There are a whole lot of other candidates who are (or were) in this primary who brought great brains and records of accomplishment. But without that special quality, forget it.

Mike Bloomberg might be the nominee, but it will not because of charisma. It will be in spite of his lack of it.

Joe Biden will not be the nominee, and I wrote this a long time ago. Great guy. Great man. A survivor and an excellent Senator and Vice President. Very likable. But when he’s in front of audiences or TV interviewers, he just doesn’t have it. Talks too long. No rhythm and he forces way too much. There is a reason he never earned any traction in prior attempts.

Amy Klobuchar has everything she needs on paper to be worthy of the nomination. The New York Times and the New Hampshire newspapers have endorsed her for this reason. The Houston Chronicle joined them today. I believe she could be an excellent president, and she finally had a big moment in NH. But I do worry that she doesn’t have that special charisma. Lots of rehearsed lines and a lack of spontaneity in TV appearances. That’s not to say Amy can’t beat Trump (any of them can if voters turnout). But the truth is that she does not inspire the same way that Bernie and Pete do.

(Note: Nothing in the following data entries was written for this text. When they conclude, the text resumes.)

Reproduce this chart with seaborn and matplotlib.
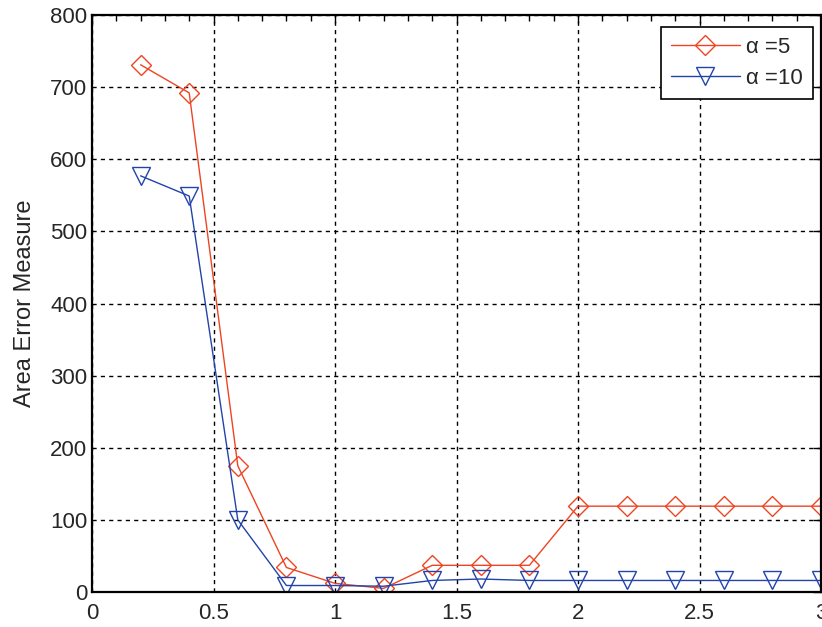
import pandas as pd
import matplotlib.pyplot as plt
import seaborn as sns
from matplotlib.ticker import MultipleLocator

# data
x_vals = [0.2, 0.4, 0.6, 0.8, 1.0, 1.2, 1.4, 1.6, 1.8, 2.0, 2.2, 2.4, 2.6, 2.8, 3.0]
err_a5 = [731, 692, 175, 34, 12, 5, 37, 37, 37, 119, 119, 119, 119, 119, 119]
err_a10 = [577, 549, 100, 9, 9, 8, 16, 18, 16, 16, 16, 16, 16, 16, 16]
labels = ['\u03b1 =5', '\u03b1 =10']

df = pd.DataFrame({
    'x': x_vals * 2,
    'err': err_a5 + err_a10,
    'series': [labels[0]] * len(x_vals) + [labels[1]] * len(x_vals),
})

sns.set_style('white')
plt.rcParams['font.family'] = ['Liberation Sans', 'DejaVu Sans']
plt.rcParams['font.size'] = 16

fig = plt.figure(figsize=(8.22, 6.27), dpi=100)
ax = fig.add_axes([92 / 822, 35 / 627, 729 / 822, 577 / 627])

colors = {labels[0]: '#EE4422', labels[1]: '#2244AA'}
markers = {labels[0]: 'D', labels[1]: 'v'}
sns.lineplot(data=df, x='x', y='err', hue='series', style='series',
             palette=colors, markers=markers, dashes=False, legend=False,
             linewidth=1.0, ax=ax)

for line, lab in zip(ax.lines, labels):
    line.set_markerfacecolor('none')
    line.set_markeredgecolor(colors[lab])
    line.set_markeredgewidth(1.0)
    line.set_markersize(10 if markers[lab] == 'D' else 13)
    line.set_label(lab)

ax.set_xlim(0, 3)
ax.set_ylim(0, 800)
ax.set_xticks([0, 0.5, 1, 1.5, 2, 2.5, 3])
ax.set_xticklabels(['0', '0.5', '1', '1.5', '2', '2.5', '3'])
ax.xaxis.set_minor_locator(MultipleLocator(0.1))
ax.yaxis.set_major_locator(MultipleLocator(100))
ax.tick_params(which='both', direction='in', top=True, right=True, color='black')
ax.tick_params(which='major', length=6, width=1, labelsize=16)
ax.tick_params(axis='x', which='major', pad=8)
ax.tick_params(which='minor', length=4, width=1)
ax.tick_params(axis='y', which='minor', left=False, right=False)

ax.grid(True, which='major', color='black', linestyle=(0, (3, 3)), linewidth=1)
for s in ax.spines.values():
    s.set_color('black')
    s.set_linewidth(1.6)

ax.set_xlabel('')
ax.set_ylabel('Area Error Measure', fontsize=17, labelpad=10)

leg = ax.legend(handles=ax.lines[:2], labels=labels, loc='upper right',
                bbox_to_anchor=(813 / 822, 1 - 27 / 627), bbox_transform=fig.transFigure,
                borderaxespad=0, fancybox=False, framealpha=1, edgecolor='black',
                handlelength=3.1, fontsize=16, handletextpad=0.3, borderpad=0.45,
                labelspacing=0.45)
leg.get_frame().set_linewidth(1.2)

fig.savefig('out.png', dpi=100)
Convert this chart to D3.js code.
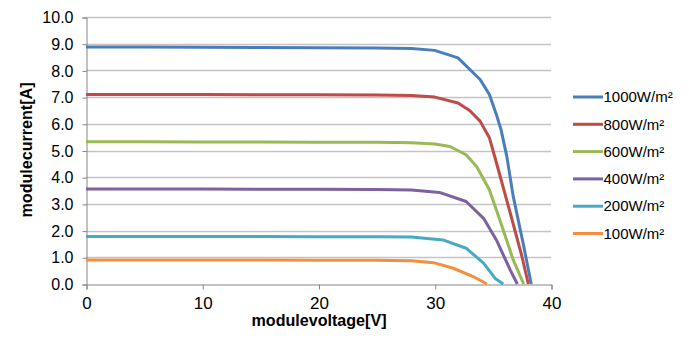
<!DOCTYPE html>
<html>
<head>
<meta charset="utf-8">
<script src="https://cdn.jsdelivr.net/npm/d3@7"></script>
<style>
  body { margin: 0; background: #fff; }
  text { font-family: "Liberation Sans", Arial, sans-serif; fill: #000; }
</style>
</head>
<body>
<script>
// series labels + colours (Excel 2007 palette)
const seriesNames = ["1000W/m²", "800W/m²", "600W/m²", "400W/m²", "200W/m²", "100W/m²"];
const seriesColors = ["#4a7ebb", "#be4b48", "#98b954", "#7d60a0", "#46aac5", "#f58e3f"];

// module voltage [V] / current [A] per irradiance
const v1000 = [0, 5, 10, 15, 20, 25, 28, 30, 32, 33.9, 34.7, 35.3, 35.7, 36.2, 36.75, 37.6, 38.3];
const i1000 = [8.88, 8.88, 8.87, 8.86, 8.85, 8.84, 8.82, 8.75, 8.47, 7.66, 7.10, 6.35, 5.78, 4.78, 3.28, 1.53, 0];
const v800 = [0, 5, 10, 15, 20, 25, 28, 30, 32, 33, 33.9, 34.7, 35.3, 36.5, 37.5, 38.05];
const i800 = [7.10, 7.10, 7.10, 7.09, 7.09, 7.08, 7.06, 7.00, 6.78, 6.50, 6.10, 5.48, 4.55, 2.65, 1.03, 0];
const v600 = [0, 5, 10, 15, 20, 25, 28, 30, 31.3, 32.7, 33.6, 34.7, 35.6, 36.75, 37.65];
const i600 = [5.33, 5.33, 5.32, 5.32, 5.31, 5.31, 5.29, 5.24, 5.15, 4.84, 4.40, 3.53, 2.40, 0.90, 0];
const v400 = [0, 5, 10, 15, 20, 25, 28, 30.4, 32.7, 34.2, 35.3, 36.5, 37.1];
const i400 = [3.56, 3.56, 3.56, 3.55, 3.55, 3.54, 3.52, 3.43, 3.09, 2.46, 1.65, 0.52, 0];
const v200 = [0, 5, 10, 15, 20, 25, 28, 30.7, 32.7, 34.2, 35.2, 35.9];
const i200 = [1.78, 1.78, 1.78, 1.78, 1.77, 1.77, 1.76, 1.65, 1.34, 0.78, 0.21, 0];
const v100 = [0, 5, 10, 15, 20, 25, 28, 29.9, 31.6, 33.3, 34.5];
const i100 = [0.90, 0.90, 0.90, 0.90, 0.89, 0.89, 0.87, 0.80, 0.59, 0.28, 0];

const xTicks = [0, 10, 20, 30, 40];
const yTicks = [0, 1, 2, 3, 4, 5, 6, 7, 8, 9, 10];

const voltages = [v1000, v800, v600, v400, v200, v100];
const currents = [i1000, i800, i600, i400, i200, i100];
const series = seriesNames.map((name, k) => ({
  name,
  color: seriesColors[k],
  points: voltages[k].map((v, j) => ({ v, i: currents[k][j] }))
}));

const width = 689;
const height = 341;
const marginLeft = 86;
const plotRight = 551;
const plotTop = 17;
const plotBottom = 284;

const x = d3.scaleLinear().domain([0, 40]).range([marginLeft, plotRight]);
const y = d3.scaleLinear().domain([0, 10]).range([plotBottom, plotTop]);

const svg = d3.create("svg")
  .attr("width", width)
  .attr("height", height);

// horizontal gridlines
svg.append("g")
  .attr("stroke", "#c4c4c4")
  .attr("stroke-width", 1.5)
  .selectAll("line")
  .data(yTicks.filter(d => d > 0))
  .join("line")
  .attr("x1", marginLeft)
  .attr("x2", plotRight)
  .attr("y1", d => Math.round(y(d)) + 0.5)
  .attr("y2", d => Math.round(y(d)) + 0.5);

// y axis
const yAxis = svg.append("g")
  .attr("transform", `translate(${marginLeft + 0.5},0.5)`)
  .call(d3.axisLeft(y).tickValues(yTicks).tickFormat(d3.format(".1f")).tickSize(4).tickPadding(9));
yAxis.select(".domain").attr("stroke", "#868686");
yAxis.selectAll(".tick line").attr("stroke", "#868686");
yAxis.selectAll(".tick text").attr("font-size", 16).attr("font-family", "Liberation Sans, Arial, sans-serif");

// x axis
const xAxis = svg.append("g")
  .attr("transform", `translate(0.5,${plotBottom + 0.5})`)
  .call(d3.axisBottom(x).tickValues(xTicks).tickFormat(d3.format("d")).tickSize(5).tickPadding(7));
xAxis.select(".domain").attr("stroke", "#868686");
xAxis.selectAll(".tick line").attr("stroke", "#868686");
xAxis.selectAll(".tick text").attr("font-size", 17).attr("font-family", "Liberation Sans, Arial, sans-serif");

// curves
const line = d3.line()
  .x(d => x(d.v))
  .y(d => y(d.i));

svg.append("g")
  .attr("fill", "none")
  .attr("stroke-width", 3)
  .attr("stroke-linejoin", "round")
  .selectAll("path")
  .data(series)
  .join("path")
  .attr("stroke", d => d.color)
  .attr("d", d => line(d.points));

// axis titles
svg.append("text")
  .attr("x", 319)
  .attr("y", 326)
  .attr("text-anchor", "middle")
  .attr("font-size", 16)
  .attr("font-weight", "bold")
  .attr("textLength", 135)
  .attr("lengthAdjust", "spacingAndGlyphs")
  .text("modulevoltage[V]");

svg.append("text")
  .attr("transform", "translate(32,150) rotate(-90)")
  .attr("text-anchor", "middle")
  .attr("font-size", 16)
  .attr("font-weight", "bold")
  .attr("textLength", 135)
  .attr("lengthAdjust", "spacingAndGlyphs")
  .text("modulecurrent[A]");

// legend
const legend = svg.append("g")
  .selectAll("g")
  .data(series)
  .join("g")
  .attr("transform", (d, k) => `translate(573,${97 + k * 27.3})`);

legend.append("line")
  .attr("x1", 0)
  .attr("x2", 30)
  .attr("stroke", d => d.color)
  .attr("stroke-width", 3);

legend.append("text")
  .attr("x", 30.5)
  .attr("dy", "0.35em")
  .attr("font-size", 15)
  .text(d => d.name);

document.body.appendChild(svg.node());
</script>
</body>
</html>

It is one of the great ironies of politics: You can be incredibly worthy of the office you’re running for — but depending on the field you’re running against — a lack of charisma can be fatal.

I have watched this up close. I’ve worked for candidates who blew the doors off their fields of opponents when it came to their qualifications and experience. Didn’t matter.

Campaigns are not straight lines. Merit doesn’t always win the day. As Harold Washington used to say: “Politics ain’t beanbag.” They’re also not always fair.

Watch the candidates with the magic. When it comes to presidential races in the modern age, they are the ones who usually end up in the Oval.